The relationships between the civil religion of progress and
theist religions, to pass to the second point raised last week, have been at
least as problematic as those involving the civil religions we’ve already
examined. The religion of progress has its own internal divisions, its own
sects and denominations, and it bears noting that these have responded
differently to the various theist faiths of the modern world. On the one hand,
there have been plenty of efforts, more or less successful, to coopt Jesus, the
Jewish prophets, and an assortment of other religious figures as crusaders for
progress of one kind or another. On the
other hand, there have been any number of holy wars declared against theist
faiths by true believers in progress who hold that belief in one or more gods
is “primitive,” “backward,” and “outdated”—in the jargon of the religion of
progress, please note, these and terms like them mean roughly what “sinful”
means in the jargon of Christianity.
The civil religion of progress also has its antireligion,
which is the belief in apocalypse. Like
the antireligions of other faiths, the apocalyptic antireligion embraces the
core presuppositions of the faith it opposes—in this case, above all else, the
vision of history as a straight line leading inexorably toward a goal that can
only be defined in superlatives—but inverts all the value signs. Where the
religion of progress likes to imagine the past as an abyss of squalor and
misery, its antireligion paints some suitably ancient time in the colors of the
Golden Age; where the religion of progress seeks to portray history as an
uneven but unstoppable progress toward better things, its antireligion prefers
to envision history as an equally uneven and equally unstoppable process of
degeneration and decay; where the religion of progress loves to picture the
future in the most utopian terms available, its antireligion uses the future as
a screen on which to project lurid images of universal destruction.
The diverse sects and denominations of the religion of
progress, furthermore, have their exact equivalent in the antireligion of
apocalypse. There are forms of the antireligion that have coopted the language
and imagery of older, theist faiths, and other forms that angrily reject those
same faiths and everything related to them. Just as different versions of the
religion of progress squabble over what counts as progress, different versions
of the antireligion of apocalypse bicker over which kinds of degeneration
matter most and what form the inevitable apocalypse is going to take—and in
either case, as with other religions and their antireligions, the level of
hostility between different subsets of the same religion or antireligion quite
often exceeds the level that any branch of the religion directs at its
antireligion, or vice versa. The one
great divergence between most forms of the religion of progress and most forms
of its antireligion is that nowadays—matters have been different at other
points in history—very few believers in progress expect the utopian future
central to their faith to show up any time soon; most believers in the
antireligion of apocalypse, by contrast, place all their hopes on the imminent
arrival of cataclysm.

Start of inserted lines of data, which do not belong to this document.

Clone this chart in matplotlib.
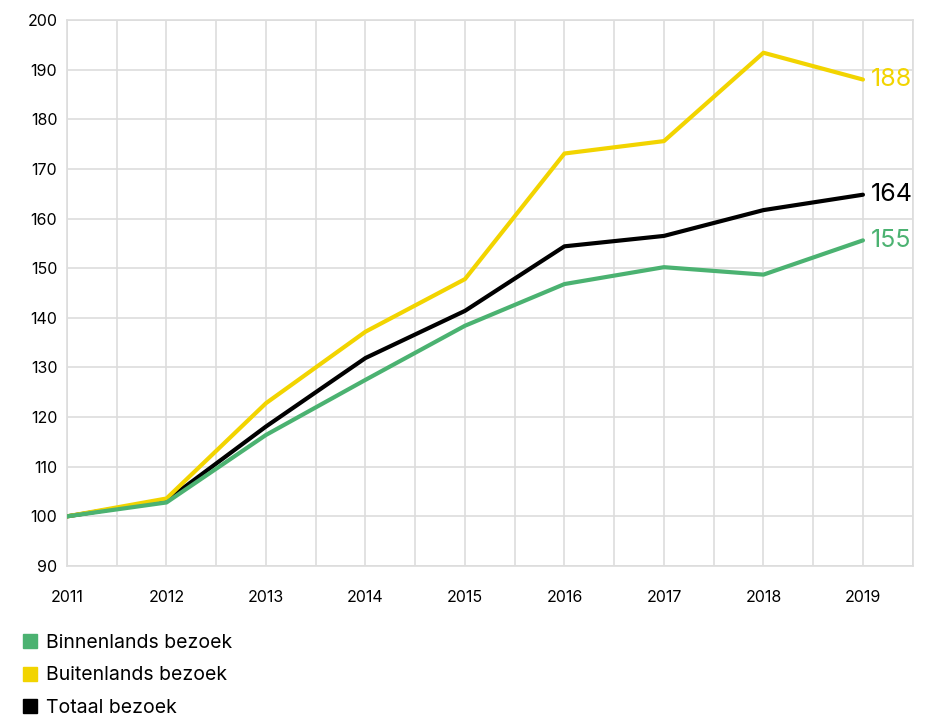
import matplotlib
matplotlib.use('Agg')
import matplotlib.pyplot as plt
from matplotlib.lines import Line2D
from matplotlib.ticker import MultipleLocator

plt.rcParams['font.family'] = ['Inter', 'DejaVu Sans']

years = [2011, 2012, 2013, 2014, 2015, 2016, 2017, 2018, 2019]
binnenlands = [100, 102.8, 116.4, 127.5, 138.4, 146.8, 150.2, 148.7, 155.6]
buitenlands = [100, 103.6, 122.8, 137.2, 147.8, 173.1, 175.6, 193.4, 188.0]
totaal = [100, 103.2, 118.1, 131.9, 141.4, 154.4, 156.5, 161.7, 164.8]

labels = ['Binnenlands bezoek', 'Buitenlands bezoek', 'Totaal bezoek']
colors = ['#4bb271', '#f2d400', '#000000']
end_labels = ['155', '188', '164']

fig = plt.figure(figsize=(9.28, 7.19), dpi=100)
ax = fig.add_axes([0.0722, 0.2128, 0.9113, 0.7594])

# volgorde: zwart onder, groen boven
ax.plot(years, totaal, color=colors[2], lw=3, solid_capstyle='round', zorder=3)
ax.plot(years, buitenlands, color=colors[1], lw=3, solid_capstyle='round', zorder=4)
ax.plot(years, binnenlands, color=colors[0], lw=3, solid_capstyle='round', zorder=5)

for serie, col, lab in zip([binnenlands, buitenlands, totaal], colors, end_labels):
    ax.annotate(lab, (years[-1], serie[-1]), xytext=(6, 0), textcoords='offset points',
                va='center', ha='left', fontsize=18, color=col)

ax.set_xlim(2011, 2019.5)
ax.set_ylim(90, 200)
ax.xaxis.set_major_locator(MultipleLocator(1))
ax.xaxis.set_minor_locator(MultipleLocator(0.5))
ax.yaxis.set_major_locator(MultipleLocator(10))
ax.grid(True, which='both', color='#dddddd', lw=1.2, zorder=0)
ax.set_axisbelow(True)
for s in ax.spines.values():
    s.set_color('#dddddd')
    s.set_linewidth(1.2)
ax.tick_params(which='both', length=0)
ax.tick_params(axis='x', pad=17, labelsize=11.5)
ax.tick_params(axis='y', pad=7, labelsize=11.5)

handles = [Line2D([], [], marker='s', ls='none', color=c, markersize=9.5) for c in colors]
fig.legend(handles, labels, loc='upper left', bbox_to_anchor=(0.016, 0.129),
           frameon=False, fontsize=14, handlelength=0.8, handletextpad=0.4,
           labelspacing=0.74, borderaxespad=0)

fig.savefig('out.png', dpi=100)
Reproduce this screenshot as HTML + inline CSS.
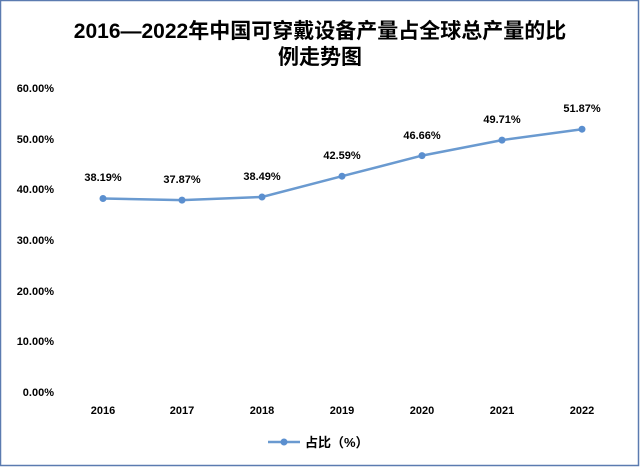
<!DOCTYPE html>
<html><head><meta charset="utf-8"><style>
html,body{margin:0;padding:0;background:#fff}
svg{display:block}
</style></head><body>
<svg width="640" height="467" xmlns="http://www.w3.org/2000/svg">
<rect x="0.5" y="0.5" width="638" height="465" fill="#fff" stroke="#5b7bb0" stroke-width="1.5"/>
<g font-family="'Liberation Sans','Noto Sans CJK SC',sans-serif" font-weight="bold" fill="#000" text-anchor="middle">
<text x="320" y="38" font-size="21">2016—2022年中国可穿戴设备产量占全球总产量的比</text>
<text x="320" y="64" font-size="21">例走势图</text>
</g>
<g font-family="'Liberation Sans',sans-serif" font-size="11" font-weight="bold" fill="#000" text-anchor="end">
<text x="54" y="92">60.00%</text>
<text x="54" y="143">50.00%</text>
<text x="54" y="193">40.00%</text>
<text x="54" y="244">30.00%</text>
<text x="54" y="295">20.00%</text>
<text x="54" y="345">10.00%</text>
<text x="54" y="396">0.00%</text>
</g>
<g font-family="'Liberation Sans',sans-serif" font-size="11" font-weight="bold" fill="#000" text-anchor="middle">
<text x="103" y="414">2016</text><text x="182" y="414">2017</text><text x="262" y="414">2018</text><text x="342" y="414">2019</text><text x="422" y="414">2020</text><text x="502" y="414">2021</text><text x="582" y="414">2022</text>
<text x="103" y="181">38.19%</text><text x="182" y="183">37.87%</text><text x="262" y="180">38.49%</text><text x="342" y="159">42.59%</text><text x="422" y="139">46.66%</text><text x="502" y="123">49.71%</text><text x="582" y="112">51.87%</text>
</g>
<polyline fill="none" stroke="#6a9ad0" stroke-width="2.5" points="103,198.5 182,200.1 262,197 342,176.2 422,155.6 502,140.1 582,129.2"/>
<g fill="#5b8fcf">
<circle cx="103" cy="198.5" r="3.5"/><circle cx="182" cy="200.1" r="3.5"/><circle cx="262" cy="197" r="3.5"/><circle cx="342" cy="176.2" r="3.5"/><circle cx="422" cy="155.6" r="3.5"/><circle cx="502" cy="140.1" r="3.5"/><circle cx="582" cy="129.2" r="3.5"/>
</g>
<line x1="268" y1="442" x2="300" y2="442" stroke="#6a9ad0" stroke-width="2.5"/>
<circle cx="284" cy="442" r="3.5" fill="#5b8fcf"/>
<text x="305" y="447" font-family="'Liberation Sans','Noto Sans CJK SC',sans-serif" font-size="13" font-weight="bold">占比（%）</text>
</svg>
</body></html>
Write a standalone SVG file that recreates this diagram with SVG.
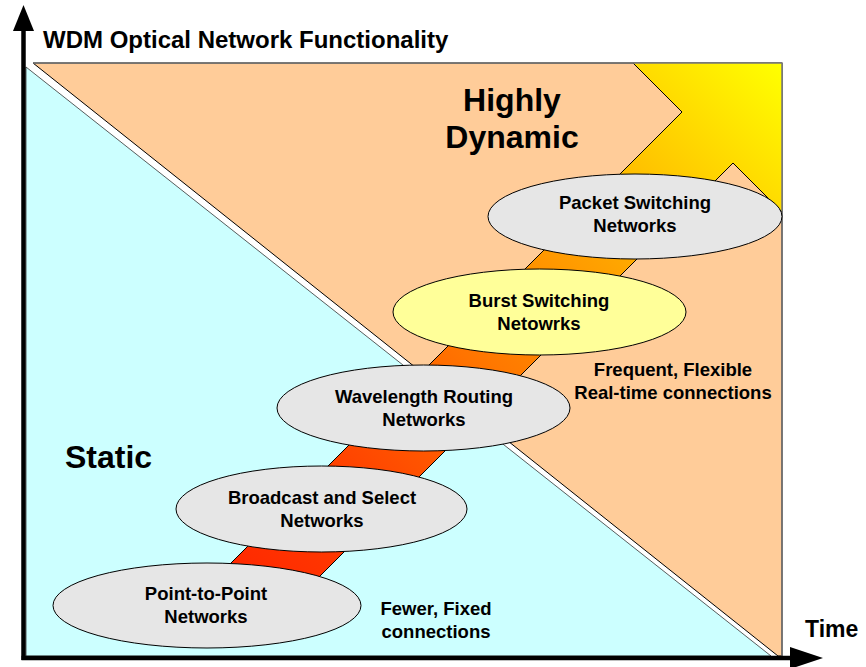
<svg xmlns="http://www.w3.org/2000/svg" width="866" height="667" viewBox="0 0 866 667">
  <style>
    text { font-family: "Liberation Sans", Arial, sans-serif; font-weight: bold; fill: #000; }
    .lbl { font-size: 18.5px; text-anchor: middle; }
    .big { font-size: 32px; }
    .node ellipse { fill: #E6E6E6; stroke: #000; stroke-width: 1; }
    .axis { stroke: #000; stroke-width: 4.5; fill: none; }
  </style>
  <defs>
    <linearGradient id="bandGrad" gradientUnits="userSpaceOnUse" x1="200" y1="650" x2="800" y2="50">
      <stop offset="0" stop-color="#FF1A00"/>
      <stop offset="0.28" stop-color="#FF4400"/>
      <stop offset="0.48" stop-color="#FF7700"/>
      <stop offset="0.66" stop-color="#FFA200"/>
      <stop offset="0.80" stop-color="#FFCC00"/>
      <stop offset="0.97" stop-color="#FFFF00"/>
    </linearGradient>
    <clipPath id="frameClip">
      <rect x="33" y="63" width="749" height="593"/>
    </clipPath>
  </defs>

  <!-- background regions -->
  <g id="regions">
    <polygon points="33,63 782,63 782,656 778,656" fill="#FFCC99" stroke="#000" stroke-width="1"/>
    <polygon points="26,67 26,656 771,656" fill="#CCFFFF" stroke="#333" stroke-width="0.8"/>
  </g>

  <!-- evolution arrow -->
  <g id="evolution-arrow" clip-path="url(#frameClip)">
    <polygon points="207,587 682,112 582,12 822,22 833,263 733,163 258,638"
             fill="url(#bandGrad)" stroke="#000" stroke-width="1"/>
  </g>

  <!-- frame border -->
  <polyline points="33,63 782,63 782,656" fill="none" stroke="#777" stroke-width="1.5"/>

  <!-- axes -->
  <g id="axes">
    <line class="axis" x1="23.5" y1="660" x2="23.5" y2="28"/>
    <polygon points="23.5,5 13,31 34,31" fill="#000"/>
    <line class="axis" x1="21.5" y1="658" x2="792" y2="658"/>
    <polygon points="823,658 790,647 790,669" fill="#000"/>
  </g>

  <g id="connectors"></g>

  <g id="node-packet" class="node">
    <ellipse cx="635" cy="216.5" rx="147" ry="42.5"/>
    <text class="lbl" x="635" y="209">Packet Switching</text>
    <text class="lbl" x="635" y="232">Networks</text>
  </g>
  <g id="node-burst" class="node">
    <ellipse cx="539.5" cy="312" rx="146.5" ry="43" style="fill:#FFFF99"/>
    <text class="lbl" x="539" y="307">Burst Switching</text>
    <text class="lbl" x="539" y="330">Netowrks</text>
  </g>
  <g id="node-wavelength" class="node">
    <ellipse cx="423.5" cy="408" rx="146.5" ry="43"/>
    <text class="lbl" x="424" y="403">Wavelength Routing</text>
    <text class="lbl" x="424" y="426">Networks</text>
  </g>
  <g id="node-broadcast" class="node">
    <ellipse cx="321.5" cy="509" rx="145.5" ry="43"/>
    <text class="lbl" x="322" y="504">Broadcast and Select</text>
    <text class="lbl" x="322" y="527">Networks</text>
  </g>
  <g id="node-p2p" class="node">
    <ellipse cx="207" cy="605.5" rx="154" ry="42.5"/>
    <text class="lbl" x="206" y="600">Point-to-Point</text>
    <text class="lbl" x="206" y="623">Networks</text>
  </g>

  <!-- labels -->
  <text x="43" y="48" font-size="24">WDM Optical Network Functionality</text>
  <text class="big" x="512" y="111" text-anchor="middle">Highly</text>
  <text class="big" x="512" y="148" text-anchor="middle">Dynamic</text>
  <text class="big" x="65" y="468">Static</text>
  <text class="lbl" x="673" y="376">Frequent, Flexible</text>
  <text class="lbl" x="673" y="399">Real-time connections</text>
  <text class="lbl" x="436" y="615">Fewer, Fixed</text>
  <text class="lbl" x="436" y="638">connections</text>
  <text x="805" y="637" font-size="23">Time</text>
</svg>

Behind this divergence lies a complex historical
situation, which will be explored in a later post.
The civil religion of progress, finally, shares the pattern
of twofold dependence with the other civil religions we’ve examined. Like them, it is largely a folk religion,
supported by the voluntary efforts and contributions of its faithful believers,
by way of an ad hoc network of institutions that were mostly created to serve
other ends. Those who function as its priests and preachers have
day jobs—even so important a figure as the late Carl Sagan, who came as close
as anyone in recent times to filling the role of pope of the religion of
progress, spent most of his career as a tenured
professor of astronomy at Cornell University. Like most folk religions, it receives support
from a variety of institutions that find it useful, but routinely behaves in
ways that embarrass at least some of its sponsors.